** BEGIN Excerpted records **

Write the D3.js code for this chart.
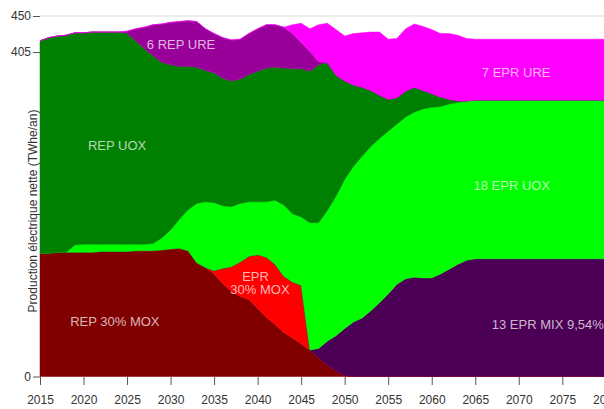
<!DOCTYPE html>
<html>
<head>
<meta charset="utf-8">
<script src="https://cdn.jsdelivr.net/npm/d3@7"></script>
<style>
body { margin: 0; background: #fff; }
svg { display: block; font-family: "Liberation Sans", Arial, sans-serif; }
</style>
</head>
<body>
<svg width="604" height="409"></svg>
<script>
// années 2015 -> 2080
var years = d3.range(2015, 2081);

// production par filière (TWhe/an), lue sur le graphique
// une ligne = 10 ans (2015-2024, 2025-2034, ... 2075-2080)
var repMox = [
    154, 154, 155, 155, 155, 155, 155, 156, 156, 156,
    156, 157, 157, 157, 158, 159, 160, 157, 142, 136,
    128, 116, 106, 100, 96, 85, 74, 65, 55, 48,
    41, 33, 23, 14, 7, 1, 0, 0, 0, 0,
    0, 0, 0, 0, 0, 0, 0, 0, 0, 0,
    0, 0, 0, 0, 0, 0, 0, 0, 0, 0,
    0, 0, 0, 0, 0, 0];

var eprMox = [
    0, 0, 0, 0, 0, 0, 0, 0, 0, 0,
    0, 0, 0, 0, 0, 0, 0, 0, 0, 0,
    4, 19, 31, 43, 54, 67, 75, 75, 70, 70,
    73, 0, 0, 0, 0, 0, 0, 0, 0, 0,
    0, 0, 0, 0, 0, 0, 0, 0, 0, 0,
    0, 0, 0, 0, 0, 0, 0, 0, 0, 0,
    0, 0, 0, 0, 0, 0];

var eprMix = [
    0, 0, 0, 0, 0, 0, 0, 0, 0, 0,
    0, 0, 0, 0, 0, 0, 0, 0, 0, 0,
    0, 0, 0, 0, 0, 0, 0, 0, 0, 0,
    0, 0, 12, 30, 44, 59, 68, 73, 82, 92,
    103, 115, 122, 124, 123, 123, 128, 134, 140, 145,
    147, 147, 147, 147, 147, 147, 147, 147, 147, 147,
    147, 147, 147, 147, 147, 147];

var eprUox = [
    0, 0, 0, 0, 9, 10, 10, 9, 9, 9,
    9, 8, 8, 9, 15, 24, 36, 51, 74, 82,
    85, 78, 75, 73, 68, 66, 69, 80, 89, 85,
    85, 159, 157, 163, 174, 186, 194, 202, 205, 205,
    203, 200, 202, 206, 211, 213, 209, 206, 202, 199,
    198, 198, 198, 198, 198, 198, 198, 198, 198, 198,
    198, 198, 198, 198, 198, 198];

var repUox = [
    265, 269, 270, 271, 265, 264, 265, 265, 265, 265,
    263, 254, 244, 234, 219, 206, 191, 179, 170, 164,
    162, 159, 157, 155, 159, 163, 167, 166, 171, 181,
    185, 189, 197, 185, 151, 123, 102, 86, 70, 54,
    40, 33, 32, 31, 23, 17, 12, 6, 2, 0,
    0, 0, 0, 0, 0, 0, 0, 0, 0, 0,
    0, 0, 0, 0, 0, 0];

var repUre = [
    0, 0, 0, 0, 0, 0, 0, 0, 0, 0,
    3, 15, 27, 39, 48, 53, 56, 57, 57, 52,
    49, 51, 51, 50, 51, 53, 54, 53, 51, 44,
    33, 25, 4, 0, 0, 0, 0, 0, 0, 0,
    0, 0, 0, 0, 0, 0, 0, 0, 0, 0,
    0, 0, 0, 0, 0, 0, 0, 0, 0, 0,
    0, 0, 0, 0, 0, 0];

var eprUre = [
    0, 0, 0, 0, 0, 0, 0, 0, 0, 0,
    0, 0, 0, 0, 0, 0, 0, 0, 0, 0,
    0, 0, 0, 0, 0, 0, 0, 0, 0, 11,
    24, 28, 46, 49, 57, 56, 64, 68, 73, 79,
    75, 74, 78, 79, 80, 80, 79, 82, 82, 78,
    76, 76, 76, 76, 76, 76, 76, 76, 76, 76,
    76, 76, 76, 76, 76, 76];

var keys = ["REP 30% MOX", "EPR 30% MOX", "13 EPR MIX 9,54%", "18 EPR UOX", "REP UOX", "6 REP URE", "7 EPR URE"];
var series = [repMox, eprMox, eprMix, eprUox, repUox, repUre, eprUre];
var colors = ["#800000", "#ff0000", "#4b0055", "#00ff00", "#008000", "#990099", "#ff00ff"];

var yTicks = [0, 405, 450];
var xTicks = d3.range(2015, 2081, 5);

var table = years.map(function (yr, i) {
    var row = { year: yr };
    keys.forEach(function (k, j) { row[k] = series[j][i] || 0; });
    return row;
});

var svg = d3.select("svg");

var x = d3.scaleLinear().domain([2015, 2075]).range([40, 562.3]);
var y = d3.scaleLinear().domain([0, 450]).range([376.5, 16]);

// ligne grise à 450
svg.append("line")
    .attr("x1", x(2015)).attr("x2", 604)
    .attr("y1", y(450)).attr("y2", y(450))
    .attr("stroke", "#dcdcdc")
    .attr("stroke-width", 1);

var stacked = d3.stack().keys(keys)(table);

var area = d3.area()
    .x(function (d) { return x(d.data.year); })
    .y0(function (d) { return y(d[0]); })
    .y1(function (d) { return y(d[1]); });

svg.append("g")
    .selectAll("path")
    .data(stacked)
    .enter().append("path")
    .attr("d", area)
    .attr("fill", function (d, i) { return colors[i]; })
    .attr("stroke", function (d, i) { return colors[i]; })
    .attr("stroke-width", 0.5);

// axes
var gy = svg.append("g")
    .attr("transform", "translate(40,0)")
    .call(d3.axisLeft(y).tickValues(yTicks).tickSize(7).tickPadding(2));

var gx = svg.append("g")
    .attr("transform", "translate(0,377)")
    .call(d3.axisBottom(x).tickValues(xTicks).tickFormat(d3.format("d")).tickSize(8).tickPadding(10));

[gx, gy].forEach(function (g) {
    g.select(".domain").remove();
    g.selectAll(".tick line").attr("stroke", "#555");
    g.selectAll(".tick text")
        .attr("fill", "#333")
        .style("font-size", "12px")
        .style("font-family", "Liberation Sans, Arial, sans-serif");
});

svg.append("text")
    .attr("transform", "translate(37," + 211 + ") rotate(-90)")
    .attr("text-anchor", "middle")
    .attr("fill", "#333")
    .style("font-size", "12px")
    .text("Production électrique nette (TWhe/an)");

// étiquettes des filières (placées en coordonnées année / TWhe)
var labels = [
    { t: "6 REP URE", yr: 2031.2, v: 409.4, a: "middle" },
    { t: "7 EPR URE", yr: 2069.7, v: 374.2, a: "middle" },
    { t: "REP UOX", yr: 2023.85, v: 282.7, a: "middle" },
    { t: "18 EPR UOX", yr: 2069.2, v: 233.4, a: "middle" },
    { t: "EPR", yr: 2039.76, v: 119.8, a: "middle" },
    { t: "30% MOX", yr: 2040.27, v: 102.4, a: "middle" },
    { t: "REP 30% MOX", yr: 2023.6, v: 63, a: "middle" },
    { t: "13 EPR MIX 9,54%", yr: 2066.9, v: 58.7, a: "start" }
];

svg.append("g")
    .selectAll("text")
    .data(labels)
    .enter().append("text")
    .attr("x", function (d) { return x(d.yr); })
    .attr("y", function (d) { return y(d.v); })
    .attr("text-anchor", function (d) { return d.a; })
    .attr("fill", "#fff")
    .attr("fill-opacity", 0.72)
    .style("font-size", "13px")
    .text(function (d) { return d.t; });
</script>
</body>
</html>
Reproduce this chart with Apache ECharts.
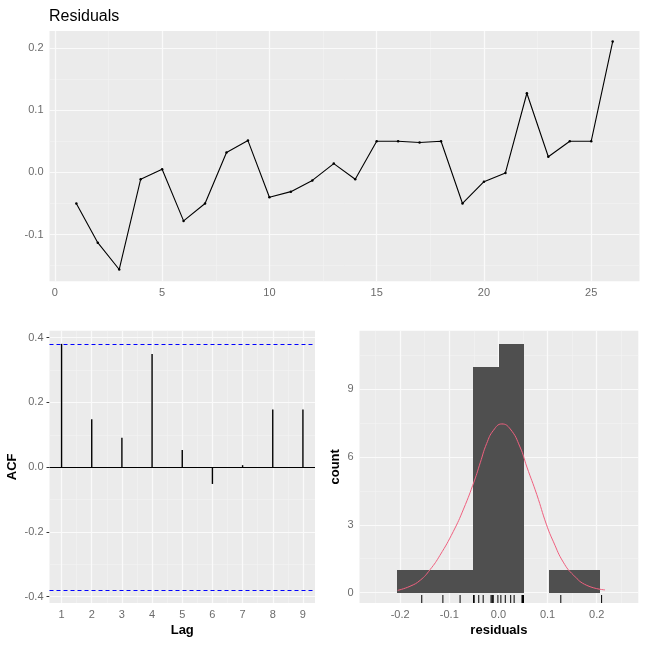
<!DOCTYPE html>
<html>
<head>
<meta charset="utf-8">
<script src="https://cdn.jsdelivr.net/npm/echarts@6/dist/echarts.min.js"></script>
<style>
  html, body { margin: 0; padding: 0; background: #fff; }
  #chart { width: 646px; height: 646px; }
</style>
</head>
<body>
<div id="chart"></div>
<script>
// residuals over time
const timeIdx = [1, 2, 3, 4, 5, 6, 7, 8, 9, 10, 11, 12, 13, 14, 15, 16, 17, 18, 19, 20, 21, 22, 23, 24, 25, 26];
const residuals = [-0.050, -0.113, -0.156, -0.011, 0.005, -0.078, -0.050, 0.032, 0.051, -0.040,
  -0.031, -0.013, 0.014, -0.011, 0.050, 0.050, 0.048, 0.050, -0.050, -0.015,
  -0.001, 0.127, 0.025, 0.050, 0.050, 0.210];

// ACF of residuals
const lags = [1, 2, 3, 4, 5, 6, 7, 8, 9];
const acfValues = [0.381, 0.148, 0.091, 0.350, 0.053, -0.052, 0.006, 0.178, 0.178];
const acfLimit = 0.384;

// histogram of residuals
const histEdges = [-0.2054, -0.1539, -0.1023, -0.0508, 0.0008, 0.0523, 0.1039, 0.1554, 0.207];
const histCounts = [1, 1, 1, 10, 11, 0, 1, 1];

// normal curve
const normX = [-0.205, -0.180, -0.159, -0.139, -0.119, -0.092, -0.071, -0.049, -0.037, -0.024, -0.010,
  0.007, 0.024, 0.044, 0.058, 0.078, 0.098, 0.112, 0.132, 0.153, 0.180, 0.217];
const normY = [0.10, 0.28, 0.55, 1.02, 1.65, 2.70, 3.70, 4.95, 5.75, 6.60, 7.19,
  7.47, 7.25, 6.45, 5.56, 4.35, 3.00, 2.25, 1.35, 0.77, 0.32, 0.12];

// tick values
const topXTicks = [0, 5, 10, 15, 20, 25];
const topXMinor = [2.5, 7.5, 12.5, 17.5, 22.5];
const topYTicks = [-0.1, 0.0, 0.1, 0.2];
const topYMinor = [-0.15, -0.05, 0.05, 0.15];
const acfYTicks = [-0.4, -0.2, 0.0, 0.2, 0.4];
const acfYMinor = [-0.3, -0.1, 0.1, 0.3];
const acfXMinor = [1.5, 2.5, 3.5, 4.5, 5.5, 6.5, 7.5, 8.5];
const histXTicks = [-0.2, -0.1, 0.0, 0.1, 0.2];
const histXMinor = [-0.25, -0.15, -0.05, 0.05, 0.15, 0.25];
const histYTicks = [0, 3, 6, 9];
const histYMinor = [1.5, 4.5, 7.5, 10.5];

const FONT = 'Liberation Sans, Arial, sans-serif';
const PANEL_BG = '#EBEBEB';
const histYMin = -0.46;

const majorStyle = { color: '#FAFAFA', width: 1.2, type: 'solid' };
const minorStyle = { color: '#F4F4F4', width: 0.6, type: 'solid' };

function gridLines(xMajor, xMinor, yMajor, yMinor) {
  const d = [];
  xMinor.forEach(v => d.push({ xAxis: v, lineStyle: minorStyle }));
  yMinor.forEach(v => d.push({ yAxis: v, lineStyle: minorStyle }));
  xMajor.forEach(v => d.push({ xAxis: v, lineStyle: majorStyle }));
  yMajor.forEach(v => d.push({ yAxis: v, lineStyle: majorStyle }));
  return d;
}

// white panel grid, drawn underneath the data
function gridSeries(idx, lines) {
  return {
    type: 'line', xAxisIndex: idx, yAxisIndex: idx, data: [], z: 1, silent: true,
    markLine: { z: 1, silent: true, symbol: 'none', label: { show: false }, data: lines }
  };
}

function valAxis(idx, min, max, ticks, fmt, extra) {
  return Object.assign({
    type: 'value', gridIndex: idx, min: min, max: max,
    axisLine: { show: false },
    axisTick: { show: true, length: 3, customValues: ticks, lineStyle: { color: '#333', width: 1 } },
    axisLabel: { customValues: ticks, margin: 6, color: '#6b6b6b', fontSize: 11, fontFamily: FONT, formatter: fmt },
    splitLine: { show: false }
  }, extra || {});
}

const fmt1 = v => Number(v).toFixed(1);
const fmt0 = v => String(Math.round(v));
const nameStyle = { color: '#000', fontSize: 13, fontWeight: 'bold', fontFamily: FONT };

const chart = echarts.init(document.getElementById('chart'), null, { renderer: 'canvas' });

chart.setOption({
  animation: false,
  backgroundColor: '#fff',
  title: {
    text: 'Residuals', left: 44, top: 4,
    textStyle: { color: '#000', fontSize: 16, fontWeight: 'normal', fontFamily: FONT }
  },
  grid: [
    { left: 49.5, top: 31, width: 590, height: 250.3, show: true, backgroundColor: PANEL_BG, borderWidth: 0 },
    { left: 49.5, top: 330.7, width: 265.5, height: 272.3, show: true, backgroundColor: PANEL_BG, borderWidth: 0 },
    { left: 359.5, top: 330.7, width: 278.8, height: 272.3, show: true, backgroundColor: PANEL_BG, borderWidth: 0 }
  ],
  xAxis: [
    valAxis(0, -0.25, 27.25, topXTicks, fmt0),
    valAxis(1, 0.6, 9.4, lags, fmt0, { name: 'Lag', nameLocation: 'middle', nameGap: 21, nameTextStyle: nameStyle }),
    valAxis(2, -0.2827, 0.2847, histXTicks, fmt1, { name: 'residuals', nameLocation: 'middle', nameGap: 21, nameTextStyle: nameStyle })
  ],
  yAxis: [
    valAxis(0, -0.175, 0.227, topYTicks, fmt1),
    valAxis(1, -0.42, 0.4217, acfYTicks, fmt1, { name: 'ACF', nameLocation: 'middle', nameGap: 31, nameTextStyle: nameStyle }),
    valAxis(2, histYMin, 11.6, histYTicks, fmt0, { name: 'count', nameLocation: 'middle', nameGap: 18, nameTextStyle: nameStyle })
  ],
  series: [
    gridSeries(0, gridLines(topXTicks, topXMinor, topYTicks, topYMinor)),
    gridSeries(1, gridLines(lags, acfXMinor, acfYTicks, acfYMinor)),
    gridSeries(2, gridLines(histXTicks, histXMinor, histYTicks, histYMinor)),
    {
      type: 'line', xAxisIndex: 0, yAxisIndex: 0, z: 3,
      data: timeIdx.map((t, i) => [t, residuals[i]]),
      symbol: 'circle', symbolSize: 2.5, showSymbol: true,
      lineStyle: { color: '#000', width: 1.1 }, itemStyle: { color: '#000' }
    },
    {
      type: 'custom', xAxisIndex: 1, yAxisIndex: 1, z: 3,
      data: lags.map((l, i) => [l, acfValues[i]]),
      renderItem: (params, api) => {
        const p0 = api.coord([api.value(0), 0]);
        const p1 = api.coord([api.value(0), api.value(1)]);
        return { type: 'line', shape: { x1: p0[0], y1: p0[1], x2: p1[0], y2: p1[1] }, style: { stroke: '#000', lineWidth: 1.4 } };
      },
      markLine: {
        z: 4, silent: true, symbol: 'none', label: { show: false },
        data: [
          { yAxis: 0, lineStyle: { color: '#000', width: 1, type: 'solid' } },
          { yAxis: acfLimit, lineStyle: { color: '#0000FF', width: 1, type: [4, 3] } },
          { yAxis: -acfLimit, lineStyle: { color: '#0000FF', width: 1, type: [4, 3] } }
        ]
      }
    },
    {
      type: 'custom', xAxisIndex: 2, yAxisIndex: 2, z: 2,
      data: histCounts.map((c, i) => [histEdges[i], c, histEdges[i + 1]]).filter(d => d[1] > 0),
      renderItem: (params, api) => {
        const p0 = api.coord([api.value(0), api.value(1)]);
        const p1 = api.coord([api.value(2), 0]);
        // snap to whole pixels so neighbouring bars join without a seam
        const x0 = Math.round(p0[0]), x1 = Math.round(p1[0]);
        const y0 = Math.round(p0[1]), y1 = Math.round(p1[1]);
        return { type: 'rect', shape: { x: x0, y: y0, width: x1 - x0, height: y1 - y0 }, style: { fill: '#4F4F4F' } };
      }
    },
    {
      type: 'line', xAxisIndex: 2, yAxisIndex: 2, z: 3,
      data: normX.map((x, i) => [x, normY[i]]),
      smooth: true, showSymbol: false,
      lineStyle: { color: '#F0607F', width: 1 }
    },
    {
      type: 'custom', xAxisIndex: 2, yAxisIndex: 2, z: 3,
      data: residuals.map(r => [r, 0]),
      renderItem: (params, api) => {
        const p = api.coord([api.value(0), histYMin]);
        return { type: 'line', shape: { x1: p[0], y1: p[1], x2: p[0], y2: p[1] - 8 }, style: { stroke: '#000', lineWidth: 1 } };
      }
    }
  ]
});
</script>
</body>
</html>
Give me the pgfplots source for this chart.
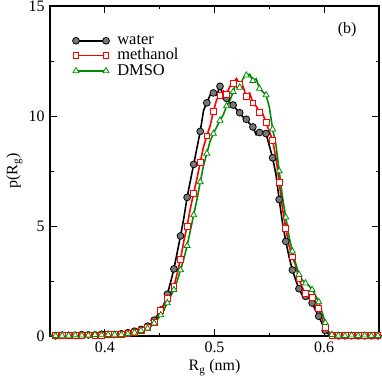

** END Excerpted records **

- [Exercise]:
The lines from the top of the data above through the one holding "var years = d3.range(2015, 2081);" are to be repeated exactly, and only those, with no pictures.

- [Response to the task]:
Write the D3.js code for this chart.
<!DOCTYPE html>
<html>
<head>
<meta charset="utf-8">
<script src="https://cdn.jsdelivr.net/npm/d3@7"></script>
<style>
body { margin: 0; background: #fff; }
svg { display: block; font-family: "Liberation Sans", Arial, sans-serif; }
</style>
</head>
<body>
<svg width="604" height="409"></svg>
<script>
// années 2015 -> 2080
var years = d3.range(2015, 2081);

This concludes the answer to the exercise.